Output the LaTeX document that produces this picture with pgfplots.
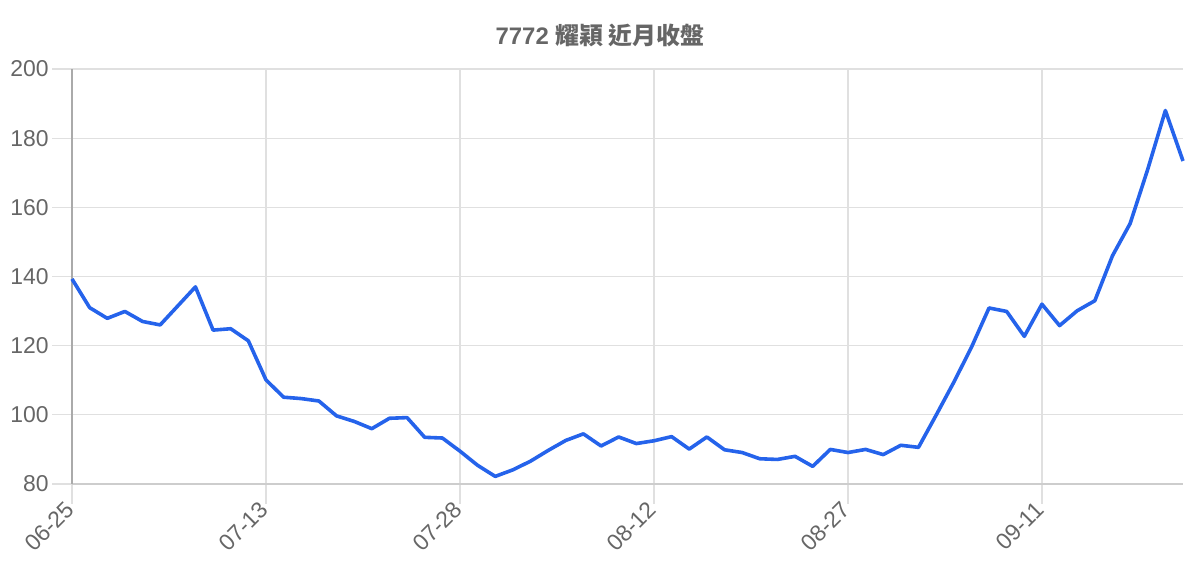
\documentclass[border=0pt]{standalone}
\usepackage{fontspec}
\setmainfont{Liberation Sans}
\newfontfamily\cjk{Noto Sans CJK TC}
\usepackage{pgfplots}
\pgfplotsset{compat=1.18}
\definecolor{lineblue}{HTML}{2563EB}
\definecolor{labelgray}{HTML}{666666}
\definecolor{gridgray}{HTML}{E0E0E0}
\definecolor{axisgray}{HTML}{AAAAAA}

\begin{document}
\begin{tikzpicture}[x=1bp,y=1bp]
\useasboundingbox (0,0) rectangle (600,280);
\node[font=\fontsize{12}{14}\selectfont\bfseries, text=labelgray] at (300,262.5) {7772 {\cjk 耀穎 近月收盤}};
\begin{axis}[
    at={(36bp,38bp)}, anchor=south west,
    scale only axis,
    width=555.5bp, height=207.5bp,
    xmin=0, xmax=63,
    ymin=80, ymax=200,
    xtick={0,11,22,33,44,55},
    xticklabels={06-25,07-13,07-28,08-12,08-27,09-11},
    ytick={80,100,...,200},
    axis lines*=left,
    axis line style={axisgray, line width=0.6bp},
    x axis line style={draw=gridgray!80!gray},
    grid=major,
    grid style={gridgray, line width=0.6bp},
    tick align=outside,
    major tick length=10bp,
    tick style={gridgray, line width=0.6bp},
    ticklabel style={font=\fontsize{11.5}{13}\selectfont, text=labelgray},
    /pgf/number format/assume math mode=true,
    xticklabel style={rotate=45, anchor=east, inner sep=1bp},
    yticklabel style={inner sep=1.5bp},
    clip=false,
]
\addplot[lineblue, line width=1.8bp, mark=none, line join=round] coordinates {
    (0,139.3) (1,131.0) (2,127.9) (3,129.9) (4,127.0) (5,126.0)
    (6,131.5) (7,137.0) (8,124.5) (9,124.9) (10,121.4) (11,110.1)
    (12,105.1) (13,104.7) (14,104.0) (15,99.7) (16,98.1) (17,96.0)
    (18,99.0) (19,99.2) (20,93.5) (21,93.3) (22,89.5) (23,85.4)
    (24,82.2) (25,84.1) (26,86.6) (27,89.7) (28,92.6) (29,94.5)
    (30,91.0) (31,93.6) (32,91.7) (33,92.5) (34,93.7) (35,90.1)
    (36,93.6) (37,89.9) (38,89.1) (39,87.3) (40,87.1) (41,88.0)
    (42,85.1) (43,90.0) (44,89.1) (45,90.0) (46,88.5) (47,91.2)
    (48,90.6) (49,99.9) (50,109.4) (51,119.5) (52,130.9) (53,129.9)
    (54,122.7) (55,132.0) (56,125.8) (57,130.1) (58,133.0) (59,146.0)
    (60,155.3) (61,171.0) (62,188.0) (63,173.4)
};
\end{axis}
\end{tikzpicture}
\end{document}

▶ **TASK STATEMENT**
Every line above should be returned word for word, with the pictures left behind.

▶ **SOLUTION BELOW**
Output the LaTeX document that produces this picture with pgfplots.
\documentclass[border=0pt]{standalone}
\usepackage{fontspec}
\setmainfont{Liberation Sans}
\newfontfamily\cjk{Noto Sans CJK TC}
\usepackage{pgfplots}
\pgfplotsset{compat=1.18}
\definecolor{lineblue}{HTML}{2563EB}
\definecolor{labelgray}{HTML}{666666}
\definecolor{gridgray}{HTML}{E0E0E0}
\definecolor{axisgray}{HTML}{AAAAAA}

\begin{document}
\begin{tikzpicture}[x=1bp,y=1bp]
\useasboundingbox (0,0) rectangle (600,280);
\node[font=\fontsize{12}{14}\selectfont\bfseries, text=labelgray] at (300,262.5) {7772 {\cjk 耀穎 近月收盤}};
\begin{axis}[
    at={(36bp,38bp)}, anchor=south west,
    scale only axis,
    width=555.5bp, height=207.5bp,
    xmin=0, xmax=63,
    ymin=80, ymax=200,
    xtick={0,11,22,33,44,55},
    xticklabels={06-25,07-13,07-28,08-12,08-27,09-11},
    ytick={80,100,...,200},
    axis lines*=left,
    axis line style={axisgray, line width=0.6bp},
    x axis line style={draw=gridgray!80!gray},
    grid=major,
    grid style={gridgray, line width=0.6bp},
    tick align=outside,
    major tick length=10bp,
    tick style={gridgray, line width=0.6bp},
    ticklabel style={font=\fontsize{11.5}{13}\selectfont, text=labelgray},
    /pgf/number format/assume math mode=true,
    xticklabel style={rotate=45, anchor=east, inner sep=1bp},
    yticklabel style={inner sep=1.5bp},
    clip=false,
]
\addplot[lineblue, line width=1.8bp, mark=none, line join=round] coordinates {
    (0,139.3) (1,131.0) (2,127.9) (3,129.9) (4,127.0) (5,126.0)
    (6,131.5) (7,137.0) (8,124.5) (9,124.9) (10,121.4) (11,110.1)
    (12,105.1) (13,104.7) (14,104.0) (15,99.7) (16,98.1) (17,96.0)
    (18,99.0) (19,99.2) (20,93.5) (21,93.3) (22,89.5) (23,85.4)
    (24,82.2) (25,84.1) (26,86.6) (27,89.7) (28,92.6) (29,94.5)
    (30,91.0) (31,93.6) (32,91.7) (33,92.5) (34,93.7) (35,90.1)
    (36,93.6) (37,89.9) (38,89.1) (39,87.3) (40,87.1) (41,88.0)
    (42,85.1) (43,90.0) (44,89.1) (45,90.0) (46,88.5) (47,91.2)
    (48,90.6) (49,99.9) (50,109.4) (51,119.5) (52,130.9) (53,129.9)
    (54,122.7) (55,132.0) (56,125.8) (57,130.1) (58,133.0) (59,146.0)
    (60,155.3) (61,171.0) (62,188.0) (63,173.4)
};
\end{axis}
\end{tikzpicture}
\end{document}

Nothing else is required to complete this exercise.